Addressing the press, Vice Chancellor Ogunsola emphasized the necessity of transparently communicating the university’s financial challenges. She stated that the harsh economic climate in Nigeria had impacted UNILAG and made fee increases imperative. Ogunsola noted that stakeholders, including parents, students, and university unions, were informed of the need to adjust fees during discussions held in January. Furthermore, she assured that even with the fee hike, there would still be subsidies available for students.
“We spend N1.7 billion on electricity per annum, despite the fact that our street lights are solar-powered and we use low-energy bulbs. Also, we have huge debts to pay. The harsh economic climate of the nation has affected the university; we should have been increasing our fees every year. We are under pressure to produce quality education,” the Vice Chancellor explained.
Ogunsola went on to outline the significant financial burden posed by maintenance costs, particularly for the university’s hostels, which alone account for N500 million annually. She clarified that the additional charges were necessary to bolster dwindling government funds.
Despite the ongoing protests against the fee increase, Ogunsola reiterated UNILAG’s commitment to providing quality education. She assured the public that no student would be forced to drop out due to the tuition hike.
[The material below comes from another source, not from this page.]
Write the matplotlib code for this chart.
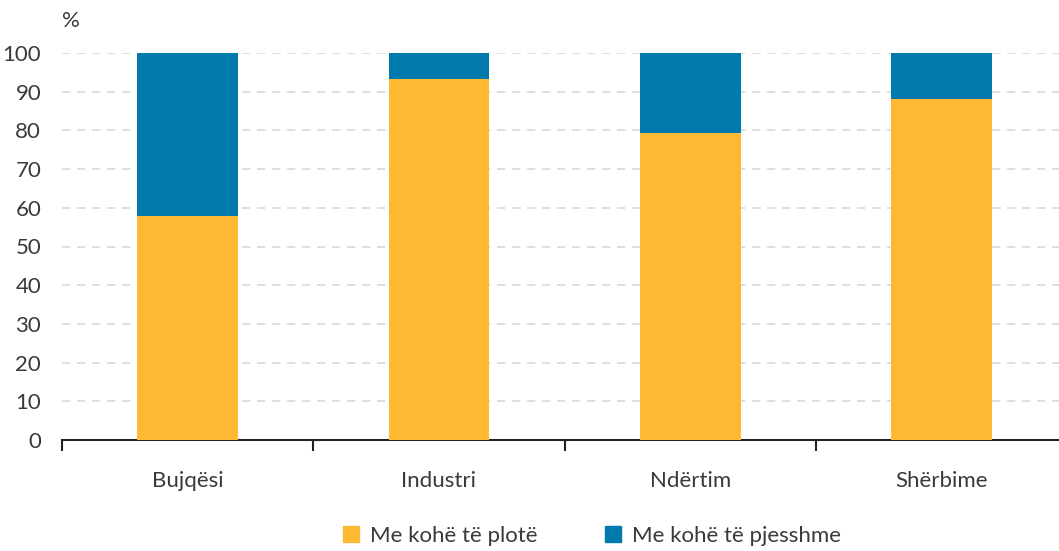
import matplotlib.pyplot as plt
from matplotlib.patches import Patch

plt.rcParams['font.family'] = ['Lato', 'DejaVu Sans']

categories = ['Bujqësi', 'Industri', 'Ndërtim', 'Shërbime']
full_time = [57.9, 93.2, 79.3, 88.1]
part_time = [42.1, 6.8, 20.7, 11.9]
yticks = [0, 10, 20, 30, 40, 50, 60, 70, 80, 90, 100]

YELLOW = '#FDB933'
BLUE = '#0079AD'
TEXT = '#3a3a3a'
FS = 16

fig = plt.figure(figsize=(10.59, 5.51), dpi=100)
ax = fig.add_axes([62 / 1059, 1 - 440 / 551, 997 / 1059, 387 / 551])

x = range(len(categories))
ax.bar(x, full_time, width=0.40, color=YELLOW, zorder=3)
ax.bar(x, part_time, width=0.40, bottom=full_time, color=BLUE, zorder=3)

ax.set_xlim(-0.5, -0.5 + 997 / 251.3)
ax.set_ylim(0, 100)
ax.set_yticks(yticks)
ax.yaxis.grid(True, color='#d9d9d9', linestyle=(0, (5, 4)), linewidth=1.2, zorder=0)
ax.tick_params(axis='y', length=0, labelsize=FS, labelcolor=TEXT, pad=15)

ax.set_xticks(list(x))
ax.set_xticklabels(categories)
ax.set_xticks([i - 0.5 for i in x], minor=True)
ax.tick_params(axis='x', which='major', length=0, labelsize=FS, labelcolor=TEXT, pad=22)
ax.tick_params(axis='x', which='minor', length=8, width=1.5, color='#222222', direction='out')

for s in ['top', 'right', 'left']:
    ax.spines[s].set_visible(False)
ax.spines['bottom'].set_color('#222222')
ax.spines['bottom'].set_linewidth(1.5)

fig.text(62 / 1059, 1 - 21 / 551, '%', fontsize=FS, color=TEXT, va='center', ha='left')

handles = [Patch(color=YELLOW, label='Me kohë të plotë'),
           Patch(color=BLUE, label='Me kohë të pjesshme')]
fig.legend(handles=handles, loc='center', bbox_to_anchor=(592 / 1059, 1 - 536 / 551),
           ncol=2, frameon=False, fontsize=FS, handlelength=0.75, handleheight=0.75,
           handletextpad=0.5, columnspacing=3.0, labelcolor=TEXT)

fig.savefig('out.png', dpi=100)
Additionally, she highlighted the revitalization of the Work Study Programme, which now offers students the opportunity to earn N500 per hour for up to 10 hours, up from the previous rate of N200 per hour. Furthermore, students can register for the Indigent Student package, with over 200 students having been adopted under this initiative last year.
Last Wednesday, students of the University of Lagos took to the streets to voice their concerns and protest the tuition fee adjustment. The situation remains tense as both students and university authorities seek common ground in this contentious issue.